▸ **What is being asked**
Quote the data below in full, minus the images.

——————————

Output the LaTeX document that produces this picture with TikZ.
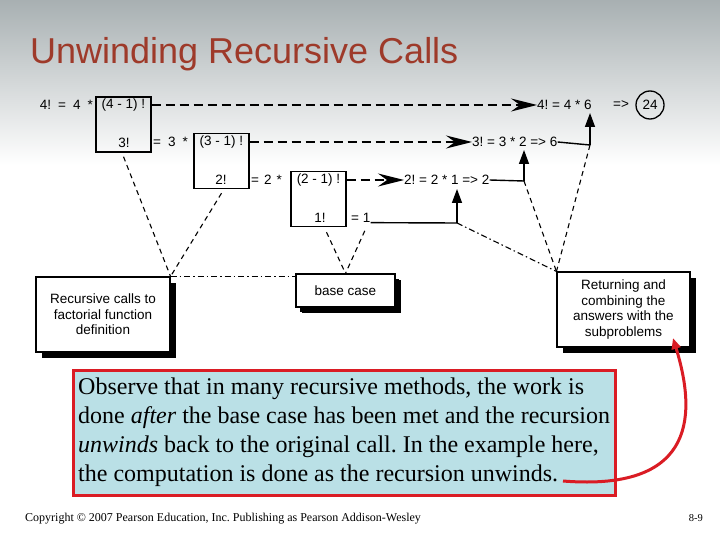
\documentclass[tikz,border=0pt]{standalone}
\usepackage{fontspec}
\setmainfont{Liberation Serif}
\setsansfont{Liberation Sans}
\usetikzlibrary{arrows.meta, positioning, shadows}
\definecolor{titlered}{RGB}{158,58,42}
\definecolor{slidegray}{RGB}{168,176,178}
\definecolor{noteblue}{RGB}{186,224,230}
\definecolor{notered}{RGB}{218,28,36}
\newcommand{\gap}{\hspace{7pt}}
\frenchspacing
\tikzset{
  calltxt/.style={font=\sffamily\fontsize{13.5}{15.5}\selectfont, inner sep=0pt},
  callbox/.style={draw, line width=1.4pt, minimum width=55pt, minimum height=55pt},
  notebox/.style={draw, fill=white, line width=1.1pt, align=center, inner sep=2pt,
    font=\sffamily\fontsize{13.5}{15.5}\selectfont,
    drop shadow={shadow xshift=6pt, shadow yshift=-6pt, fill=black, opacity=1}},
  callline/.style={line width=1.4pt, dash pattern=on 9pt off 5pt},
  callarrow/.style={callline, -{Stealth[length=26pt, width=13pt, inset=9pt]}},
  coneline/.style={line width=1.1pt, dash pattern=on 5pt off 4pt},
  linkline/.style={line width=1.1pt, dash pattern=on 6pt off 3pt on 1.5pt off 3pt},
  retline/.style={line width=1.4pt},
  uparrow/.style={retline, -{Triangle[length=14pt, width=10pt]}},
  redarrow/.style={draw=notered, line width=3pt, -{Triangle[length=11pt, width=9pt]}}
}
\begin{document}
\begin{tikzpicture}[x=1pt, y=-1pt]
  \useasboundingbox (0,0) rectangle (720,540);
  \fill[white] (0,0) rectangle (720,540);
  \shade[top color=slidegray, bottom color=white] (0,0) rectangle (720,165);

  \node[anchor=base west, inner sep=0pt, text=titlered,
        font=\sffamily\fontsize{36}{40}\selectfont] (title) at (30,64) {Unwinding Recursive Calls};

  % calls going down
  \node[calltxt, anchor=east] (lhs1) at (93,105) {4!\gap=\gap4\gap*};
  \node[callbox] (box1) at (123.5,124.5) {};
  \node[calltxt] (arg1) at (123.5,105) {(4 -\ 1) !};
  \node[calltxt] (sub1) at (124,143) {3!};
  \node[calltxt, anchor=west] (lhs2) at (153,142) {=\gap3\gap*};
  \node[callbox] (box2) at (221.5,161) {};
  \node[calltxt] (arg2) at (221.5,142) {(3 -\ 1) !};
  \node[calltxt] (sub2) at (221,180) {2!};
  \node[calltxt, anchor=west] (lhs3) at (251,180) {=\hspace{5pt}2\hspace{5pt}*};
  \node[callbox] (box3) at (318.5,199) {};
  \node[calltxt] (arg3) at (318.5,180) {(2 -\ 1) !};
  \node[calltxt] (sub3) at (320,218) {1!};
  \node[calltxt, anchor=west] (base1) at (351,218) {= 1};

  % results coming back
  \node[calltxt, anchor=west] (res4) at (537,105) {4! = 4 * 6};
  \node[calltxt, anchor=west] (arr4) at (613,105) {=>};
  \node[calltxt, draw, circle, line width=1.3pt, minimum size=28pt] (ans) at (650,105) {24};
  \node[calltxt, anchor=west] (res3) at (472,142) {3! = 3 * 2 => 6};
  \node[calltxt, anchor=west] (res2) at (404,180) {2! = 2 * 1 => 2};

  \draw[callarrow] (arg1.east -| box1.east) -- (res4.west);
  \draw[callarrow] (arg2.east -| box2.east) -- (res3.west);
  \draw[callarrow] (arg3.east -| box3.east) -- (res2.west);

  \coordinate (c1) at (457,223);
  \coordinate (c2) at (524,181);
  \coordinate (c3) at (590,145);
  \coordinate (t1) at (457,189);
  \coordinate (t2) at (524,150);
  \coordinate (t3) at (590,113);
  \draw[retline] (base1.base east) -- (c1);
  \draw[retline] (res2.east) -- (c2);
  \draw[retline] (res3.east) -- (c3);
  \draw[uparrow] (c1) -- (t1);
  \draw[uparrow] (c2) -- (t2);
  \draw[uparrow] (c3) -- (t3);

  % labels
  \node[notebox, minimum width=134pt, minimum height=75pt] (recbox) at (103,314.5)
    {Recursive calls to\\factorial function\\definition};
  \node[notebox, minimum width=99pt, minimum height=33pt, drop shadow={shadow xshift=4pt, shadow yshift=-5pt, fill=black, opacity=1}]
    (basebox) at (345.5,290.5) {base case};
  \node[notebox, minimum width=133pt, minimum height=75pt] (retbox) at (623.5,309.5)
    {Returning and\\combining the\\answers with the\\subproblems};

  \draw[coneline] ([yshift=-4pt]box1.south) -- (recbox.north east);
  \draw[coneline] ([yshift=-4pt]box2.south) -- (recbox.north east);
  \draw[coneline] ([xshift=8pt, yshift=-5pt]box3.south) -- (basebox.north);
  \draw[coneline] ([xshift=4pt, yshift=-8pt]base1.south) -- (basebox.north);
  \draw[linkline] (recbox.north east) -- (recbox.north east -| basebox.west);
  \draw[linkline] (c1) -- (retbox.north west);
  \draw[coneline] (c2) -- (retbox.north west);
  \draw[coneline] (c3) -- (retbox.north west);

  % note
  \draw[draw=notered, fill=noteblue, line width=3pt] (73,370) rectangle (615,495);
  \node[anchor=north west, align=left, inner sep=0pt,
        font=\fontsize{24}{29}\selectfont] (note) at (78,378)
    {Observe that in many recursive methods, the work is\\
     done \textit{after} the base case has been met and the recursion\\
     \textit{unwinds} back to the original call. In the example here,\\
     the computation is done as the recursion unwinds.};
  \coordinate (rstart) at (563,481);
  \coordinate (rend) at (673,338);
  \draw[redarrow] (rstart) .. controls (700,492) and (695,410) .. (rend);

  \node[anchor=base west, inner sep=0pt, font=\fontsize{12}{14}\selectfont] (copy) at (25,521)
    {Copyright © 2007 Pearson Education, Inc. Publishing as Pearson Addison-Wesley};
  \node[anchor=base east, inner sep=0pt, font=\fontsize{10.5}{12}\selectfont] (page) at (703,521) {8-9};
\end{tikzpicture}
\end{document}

——————————

▸ **Full answer**
Output the LaTeX document that produces this picture with TikZ.
\documentclass[tikz,border=0pt]{standalone}
\usepackage{fontspec}
\setmainfont{Liberation Serif}
\setsansfont{Liberation Sans}
\usetikzlibrary{arrows.meta, positioning, shadows}
\definecolor{titlered}{RGB}{158,58,42}
\definecolor{slidegray}{RGB}{168,176,178}
\definecolor{noteblue}{RGB}{186,224,230}
\definecolor{notered}{RGB}{218,28,36}
\newcommand{\gap}{\hspace{7pt}}
\frenchspacing
\tikzset{
  calltxt/.style={font=\sffamily\fontsize{13.5}{15.5}\selectfont, inner sep=0pt},
  callbox/.style={draw, line width=1.4pt, minimum width=55pt, minimum height=55pt},
  notebox/.style={draw, fill=white, line width=1.1pt, align=center, inner sep=2pt,
    font=\sffamily\fontsize{13.5}{15.5}\selectfont,
    drop shadow={shadow xshift=6pt, shadow yshift=-6pt, fill=black, opacity=1}},
  callline/.style={line width=1.4pt, dash pattern=on 9pt off 5pt},
  callarrow/.style={callline, -{Stealth[length=26pt, width=13pt, inset=9pt]}},
  coneline/.style={line width=1.1pt, dash pattern=on 5pt off 4pt},
  linkline/.style={line width=1.1pt, dash pattern=on 6pt off 3pt on 1.5pt off 3pt},
  retline/.style={line width=1.4pt},
  uparrow/.style={retline, -{Triangle[length=14pt, width=10pt]}},
  redarrow/.style={draw=notered, line width=3pt, -{Triangle[length=11pt, width=9pt]}}
}
\begin{document}
\begin{tikzpicture}[x=1pt, y=-1pt]
  \useasboundingbox (0,0) rectangle (720,540);
  \fill[white] (0,0) rectangle (720,540);
  \shade[top color=slidegray, bottom color=white] (0,0) rectangle (720,165);

  \node[anchor=base west, inner sep=0pt, text=titlered,
        font=\sffamily\fontsize{36}{40}\selectfont] (title) at (30,64) {Unwinding Recursive Calls};

  % calls going down
  \node[calltxt, anchor=east] (lhs1) at (93,105) {4!\gap=\gap4\gap*};
  \node[callbox] (box1) at (123.5,124.5) {};
  \node[calltxt] (arg1) at (123.5,105) {(4 -\ 1) !};
  \node[calltxt] (sub1) at (124,143) {3!};
  \node[calltxt, anchor=west] (lhs2) at (153,142) {=\gap3\gap*};
  \node[callbox] (box2) at (221.5,161) {};
  \node[calltxt] (arg2) at (221.5,142) {(3 -\ 1) !};
  \node[calltxt] (sub2) at (221,180) {2!};
  \node[calltxt, anchor=west] (lhs3) at (251,180) {=\hspace{5pt}2\hspace{5pt}*};
  \node[callbox] (box3) at (318.5,199) {};
  \node[calltxt] (arg3) at (318.5,180) {(2 -\ 1) !};
  \node[calltxt] (sub3) at (320,218) {1!};
  \node[calltxt, anchor=west] (base1) at (351,218) {= 1};

  % results coming back
  \node[calltxt, anchor=west] (res4) at (537,105) {4! = 4 * 6};
  \node[calltxt, anchor=west] (arr4) at (613,105) {=>};
  \node[calltxt, draw, circle, line width=1.3pt, minimum size=28pt] (ans) at (650,105) {24};
  \node[calltxt, anchor=west] (res3) at (472,142) {3! = 3 * 2 => 6};
  \node[calltxt, anchor=west] (res2) at (404,180) {2! = 2 * 1 => 2};

  \draw[callarrow] (arg1.east -| box1.east) -- (res4.west);
  \draw[callarrow] (arg2.east -| box2.east) -- (res3.west);
  \draw[callarrow] (arg3.east -| box3.east) -- (res2.west);

  \coordinate (c1) at (457,223);
  \coordinate (c2) at (524,181);
  \coordinate (c3) at (590,145);
  \coordinate (t1) at (457,189);
  \coordinate (t2) at (524,150);
  \coordinate (t3) at (590,113);
  \draw[retline] (base1.base east) -- (c1);
  \draw[retline] (res2.east) -- (c2);
  \draw[retline] (res3.east) -- (c3);
  \draw[uparrow] (c1) -- (t1);
  \draw[uparrow] (c2) -- (t2);
  \draw[uparrow] (c3) -- (t3);

  % labels
  \node[notebox, minimum width=134pt, minimum height=75pt] (recbox) at (103,314.5)
    {Recursive calls to\\factorial function\\definition};
  \node[notebox, minimum width=99pt, minimum height=33pt, drop shadow={shadow xshift=4pt, shadow yshift=-5pt, fill=black, opacity=1}]
    (basebox) at (345.5,290.5) {base case};
  \node[notebox, minimum width=133pt, minimum height=75pt] (retbox) at (623.5,309.5)
    {Returning and\\combining the\\answers with the\\subproblems};

  \draw[coneline] ([yshift=-4pt]box1.south) -- (recbox.north east);
  \draw[coneline] ([yshift=-4pt]box2.south) -- (recbox.north east);
  \draw[coneline] ([xshift=8pt, yshift=-5pt]box3.south) -- (basebox.north);
  \draw[coneline] ([xshift=4pt, yshift=-8pt]base1.south) -- (basebox.north);
  \draw[linkline] (recbox.north east) -- (recbox.north east -| basebox.west);
  \draw[linkline] (c1) -- (retbox.north west);
  \draw[coneline] (c2) -- (retbox.north west);
  \draw[coneline] (c3) -- (retbox.north west);

  % note
  \draw[draw=notered, fill=noteblue, line width=3pt] (73,370) rectangle (615,495);
  \node[anchor=north west, align=left, inner sep=0pt,
        font=\fontsize{24}{29}\selectfont] (note) at (78,378)
    {Observe that in many recursive methods, the work is\\
     done \textit{after} the base case has been met and the recursion\\
     \textit{unwinds} back to the original call. In the example here,\\
     the computation is done as the recursion unwinds.};
  \coordinate (rstart) at (563,481);
  \coordinate (rend) at (673,338);
  \draw[redarrow] (rstart) .. controls (700,492) and (695,410) .. (rend);

  \node[anchor=base west, inner sep=0pt, font=\fontsize{12}{14}\selectfont] (copy) at (25,521)
    {Copyright © 2007 Pearson Education, Inc. Publishing as Pearson Addison-Wesley};
  \node[anchor=base east, inner sep=0pt, font=\fontsize{10.5}{12}\selectfont] (page) at (703,521) {8-9};
\end{tikzpicture}
\end{document}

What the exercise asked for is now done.